Here are 5 simple but effective ways to help your employees’ mental health:
1. Detect signs of burnout fast
As managers, we usually react to signs of burnout amongst our employees versus being aware of the red flags and being proactive with solutions. Burnout can show in several ways, but most common in your employees are disengagement, increased absenteeism, decreased productivity, and even isolation. The best practice is to be proactive to try and prevent stress from getting to the level of burnout. The best way to do this for your employees’ mental health is to implement resources such as counseling, allowing flexible working hours, creating “working time” in employees’ calendars, and encouraging them to utilize their PTO and vacation time to unplug.
2. Connect and Collaborate
Since the pandemic, remote and hybrid work is now a norm, which has its benefits but can be challenging when trying to keep your employees engaged as a team.
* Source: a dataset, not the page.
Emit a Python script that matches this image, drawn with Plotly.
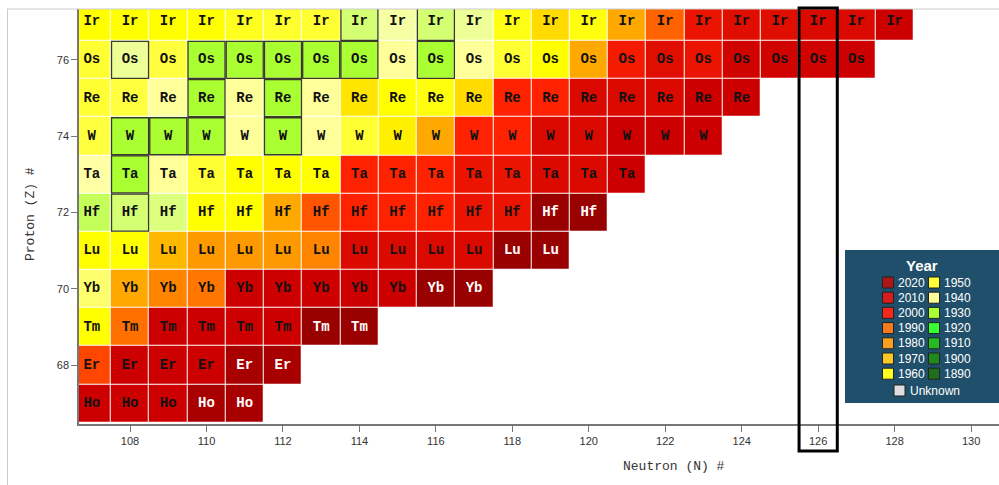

Creating opportunities for connection and collaboration is critical to helping your employees’ mental health. A few ways you can do this is to begin setting up your meetings in collaborative ways. From having structured agenda to leaving room at the end of the meetings to discuss innovative or out-of-the-box ideas, this can be just the avenue employees need to feel supported and heard. Also, let’s not forget the important role managers play in employees’ mental health. Setting up one-on-ones to connect on giving positive feedback and support on how to improve, can help reduce anxiety and support employees’ mental health.
3. Make mental health training a part of your organization
Many employees may be facing various elements of stress and mental health concerns in their personal life, and us as managers may not always know what it is. These stressors can cause disruptions at work by increasing absenteeism, and a company support system must be in place to help employees’ mental health whenever possible. Employee Assistance Programs offering counseling and resources can be a great support and avenue for employees. In addition, HR must also look to implementing mental health programs to build mental resilience in the employees’ professional and personal lives. Including training that serves as a preventive measure would encourage real collaboration and foster a feeling of safety.
4. Recognize changes needed for a post-pandemic office
If you are looking to have your employees return to the office full time, you need to recognize that after two years, this is going to be a shift for some employees and their mental health. To help with this, you’ll need to accommodate your employees in the return-to-office plans to ensure the shift does not negatively impact the employees’ mental health. Ways to help this is increasing communication to update new office practices, schedules, and resources as it will help reduce anxieties about returning to the office while improving wellbeing and creating more collaboration at work.
5. Managers need to be a good example
Managers know the importance of employee mental health and how workplace performance heavily depends on this but what they don’t remember is that this goes both ways. If you expect your employees to use their existing EAPs, emphasize that this includes every position, level, or title in the company. Managers must take their mental health seriously, as leaders aren’t superhuman with special abilities. In extreme cases, all employees can experience stress, anxiety, burnout, and depression. Encouraging teams to harness the benefits of mental health awareness and training is beneficial for everyone.